The key to making anything interesting is to make the task involved just hard enough.

The brain likes solvable problems. Too easy, and it gets bored. Too hard, and it gets frustrated. Either way, your engagement and attention flag and you lose your motivation to keep going.

It helps, of course, if you are genuinely interested in a topic, but it's not necessary. Sometimes we have to pass a class we don't like. Sometimes we have to work on a project that doesn't grab us. We can still make it interesting by arranging the work involved to be just challenging enough, and by keeping the edge of the challenge sharp.

Think about video games. Do players really care whether the dragons get killed or the princess gets saved? (Well, maybe some of them do.) But in general video games succeed in making you work hard to solve problems that are imaginary and essentially meaningless -- by maintaining the challenge at exactly the right level to keep you engaged and moving forward. We like the feeling of mastery, and we're willing to work for it.

This insight has important implications for learning. When we're learning, whether at school, at the office or on our own time, it should feel like "hard fun" -- an enjoyable activity that requires effort. That means constantly adjusting the difficulty of the task so it is just at the edge of your ability. Young children do this naturally. Good teachers and managers have always done it. Increasingly, computers are able to do it. But it's essential to learn how to calibrate challenges for yourself if you want to keep yourself motivated.
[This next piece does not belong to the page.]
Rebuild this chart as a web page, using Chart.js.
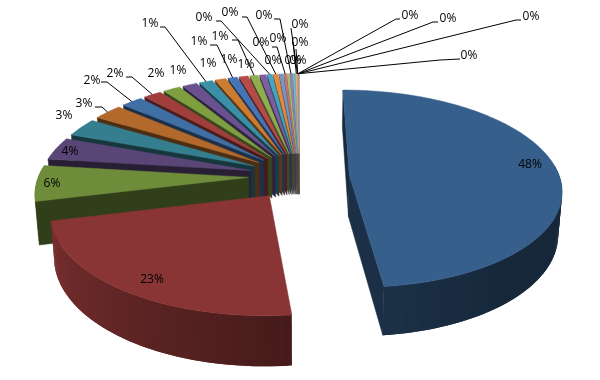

If you find yourself bored while learning, you can ratchet up the difficulty in several ways:

  1. time yourself and try to be as fast, and as accurate, as possible;
  2. compete against someone else;
  3. mix up different types of problems.

If you find yourself frustrated while learning, it's usually because the task is too difficult or confusing. The solution here is to break the task down into the shortest steps possible. Break it down, then break it down again, into micro-steps. Identify exactly where your confusion occurs, and ask someone to help you understand.

Start with the smallest, simplest piece that you can do and still get right 80 percent of the time. Keep practicing until you're consistently getting close to 100 percent right and starting to feel a little bored. Then raise the bar. Add difficulty, complexity and speed. Use the emotions of boredom and frustration as signals -- guides to managing your motivation. Once you learn how to calibrate a challenge, there's nothing in the world that's not interesting.